As for the sense of irony, I seem to remember A Rod as the villain in the il-conceived farce that is Red Sox Nation. I am constantly being told that A Rod is the embodiment of all that is wrong in baseball today and when so inclined, he eats unattended children for a light snack. But it's OK to pay a right fielder $14 million to hit .260 with 6 home runs and 33 RBI because his numbers can be compared to A Rod's? Maybe I'm missing the facility for intellectual dishonesty and mental gymnastics that enables a man to be a Red Sox fan, but I just can't buy it.
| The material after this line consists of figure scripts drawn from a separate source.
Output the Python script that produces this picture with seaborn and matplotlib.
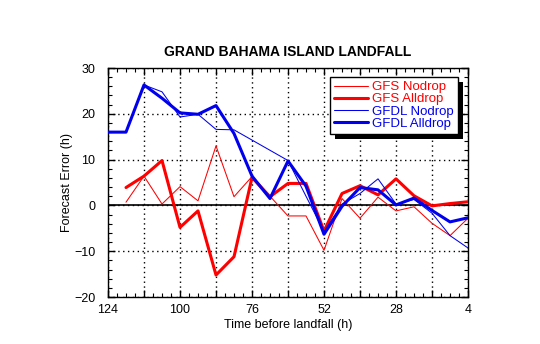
import numpy as np
import pandas as pd
import matplotlib
matplotlib.use("Agg")
import matplotlib.pyplot as plt
import seaborn as sns
from matplotlib.patches import Rectangle
from matplotlib.ticker import FixedLocator, FuncFormatter

# Forecast error (h) of landfall timing versus lead time before landfall
hours = [124, 118, 112, 106, 100, 94, 88, 82, 76, 70, 64, 58, 52, 46, 40, 34, 28, 22, 16, 10, 4]
nan = np.nan
gfs_nodrop = [nan, 0.7, 6.4, 0.3, 4.1, 1.0, 13.0, 1.9, 6.3, nan, -2.3, -2.3, -9.8,
              1.5, -2.8, 1.8, -1.2, -0.3, -3.9, -6.6, -2.8]
gfs_alldrop = [nan, 3.9, 6.4, 9.8, -4.8, -1.2, -15.2, -11.2, 6.1, 1.9, 4.8, 4.8, -5.6,
               2.6, 4.3, 2.3, 5.8, 2.1, -0.1, 0.4, 0.8]
gfdl_nodrop = [16.0, 16.0, 26.3, 24.8, 19.3, 19.9, 16.6, 16.5, nan, nan, 9.8, 2.0, -5.7,
               0.3, 2.6, 5.8, 0.3, 1.3, -1.7, -6.6, -9.3]
gfdl_alldrop = [16.0, 16.0, 26.3, 23.4, 20.2, 19.9, 21.8, 15.7, 6.4, 1.5, 9.7, 4.2, -6.3,
                -0.2, 3.9, 3.4, 0.1, 1.6, -1.1, -3.6, -2.7]

series_names = ["GFS Nodrop", "GFS Alldrop", "GFDL Nodrop", "GFDL Alldrop"]
series_values = [gfs_nodrop, gfs_alldrop, gfdl_nodrop, gfdl_alldrop]
series_colors = ["#ff0000", "#ff0000", "#0000ee", "#0000ee"]
series_widths = [0.75, 2.2, 0.75, 2.2]

sns.set_style("ticks")
plt.rcParams["font.family"] = ["Liberation Sans", "DejaVu Sans"]
plt.rcParams["text.color"] = "black"
plt.rcParams["axes.labelcolor"] = "black"
plt.rcParams["xtick.color"] = "black"
plt.rcParams["ytick.color"] = "black"

fig = plt.figure(figsize=(5.4, 3.44), dpi=100)
ax = fig.add_axes([0.2, 0.1366, 0.6667, 0.6657])

for name, vals, color, lw in zip(series_names, series_values, series_colors, series_widths):
    df = pd.DataFrame({"hours": hours, "error": vals}).dropna()
    sns.lineplot(data=df, x="hours", y="error", color=color, linewidth=lw,
                 label=name, ax=ax, sort=False, estimator=None, zorder=3)

ax.axhline(0, color="black", linewidth=1.2, zorder=2)

ax.set_xlim(124, 4)
ax.set_ylim(-20, 30)

ax.xaxis.set_major_locator(FixedLocator(np.arange(4, 125, 12)))
ax.xaxis.set_minor_locator(FixedLocator(np.arange(4, 125, 3)))
ax.xaxis.set_major_formatter(FuncFormatter(lambda v, p: f"{int(round(v))}" if int(round(v - 4)) % 24 == 0 else ""))
ax.yaxis.set_major_locator(FixedLocator(np.arange(-20, 31, 10)))
ax.yaxis.set_minor_locator(FixedLocator(np.arange(-20, 31, 2)))

ax.grid(True, which="major", linestyle=(0, (1, 2.5)), color="black", linewidth=1.0)
ax.tick_params(which="both", direction="in", top=True, right=True, colors="black",
               labelsize=9)
ax.tick_params(which="major", length=5, width=1)
ax.tick_params(which="minor", length=3, width=0.8)
ax.tick_params(axis="y", pad=9)
ax.tick_params(axis="x", pad=5)
for sp in ax.spines.values():
    sp.set_color("black")
    sp.set_linewidth(1.0)

ax.set_xlabel("Time before landfall (h)", fontsize=9, labelpad=2)
ax.set_ylabel("Forecast Error (h)", fontsize=9, labelpad=1)
ax.set_title("GRAND BAHAMA ISLAND LANDFALL", fontweight="bold", fontsize=10, pad=9)

leg = ax.legend(loc="upper right", bbox_to_anchor=(0.972, 0.961), frameon=True, fancybox=False,
                edgecolor="black", framealpha=1, shadow=False,
                labelcolor="linecolor", fontsize=9.5, handlelength=2.6, labelspacing=0.0,
                borderpad=0.3, handletextpad=0.3, borderaxespad=0)
leg.set_zorder(10)

# solid black drop shadow offset down-right behind the legend box
fig.canvas.draw()
bb = leg.get_window_extent()
shadow = Rectangle((bb.x0 + 5, bb.y0 - 5), bb.width, bb.height, transform=None,
                   facecolor="black", edgecolor="none", zorder=9)
ax.add_artist(shadow)

fig.savefig("out.png", dpi=100)
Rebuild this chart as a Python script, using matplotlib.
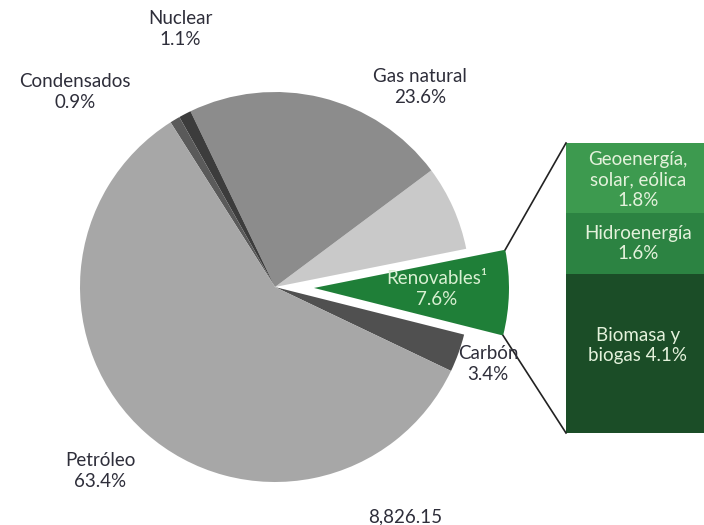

Before I sign off, I have to weigh in on the Boston Pops performance this evening. I have a bachelor party, a golf game and a wedding in the next three days, so I don't know when I'll get another chance to post. And if I do get the chance to post in that time, I'm sure that I will be past the point where I can blog coherently. So it's now or never.

I must say, I was colossally disappointed with the concert. From the get-go, I didn't see the point of the whole set up. Why John Cougar Mellencamp? I am not one of the Bill Simmons disciples who found the Sports Guy's cute little epigrams mocking Our Country particularly piquant. I hate the song, but no more or less than any other song appearing in an overexposed commercial campaign. But why is he coming back?

I try to keep my political views distinct from my aesthetic judgements. I don't care that John Cougar Mellencamp has become a darling of the anti-war movement. That doesn't change the inherent merits (or utter lack-thereof) of his music. Mellencamp was a very inferior Midwestern version of Bruce Springsteen, in much the same way as Jon Bon Jovi is a very, very inferior New Jersey knock-off of the Boss. His music was (and is) blue collar, but generic, cliched and without the thinking-man rebel's edge one can find Born to Run, Darkness on the Edge of Town, the River and the rest of Springsteen's music. In short, John Cougar is basically Bill Simmons to Bruce Springsteen's F. Scott Fitzgerald.

But enough on John Cougar. During the fireworks display, there were various recordings played over the loudspeaker system. Rest assured, I am scandalized with that decision on two levels. First, nobody went to the Esplanade or turned their TVs on to see some tool's i-Pod. The damn Boston Pops could have learned/rehearsed 3-4 more songs (or is an orchestra of that eminence confined to using selection to refer to the material they play?), after all it's not like this was an impromptu gig. The Fourth of July happens every year. Right in the same spot on the calendar too, not like Labor Day which skulks its way through that first week of September.

In addition to being scandalized by the fact that the Pops let recorded music be played at their signature concert, I was also deeply disappointed by some of their choices. Kenny Chesney was on the play list, and while he might be elevated in the esteem of New Englanders because he rocks a Red Sox hat from time to time, it doesn't change the fact that his music is shallow and childish even for a country singer. I could have done without the Sesame Street theme as well, but such is life.

Far worse, in the collection of "patriotic" music played throughout the program, the Battle Hymn of the Republic didn't make the cut. Of course very few songs manage to offend the real core of America the way that song does. For Southerners and racists, it calls to mind places like Antietam, Gettysburg, Shiloh, Vicksburg and Appomattox, and God forbid we hurt their feelings. And then the overt religious sentiments of the song offend Massachusetts residents who wear their atheism as a badge of honor. But we did have 3, maybe 4 different George M. Cohan selections. Kind of warms the cockles, doesn't it?

And finally, I found myself wondering what a British soldier might have felt seeing the Middlesex Volunteers march onto the stage at the beginning of the festivities. I'm betting that a member of the Queen's Own Closet Case Grenadiers must wonder why his great-great-great-grandfather lit out running so fast from a rabble like that in Concord. And in case you're wondering, I am, in fact, aware that John Cougar Mellencamp has dropped the Cougar from his stage name, but I'm not going to let him get away with that.

All that, and I didn't even take the CHB to task for acting like he's broken a story on Julio Lugo's offensive struggles.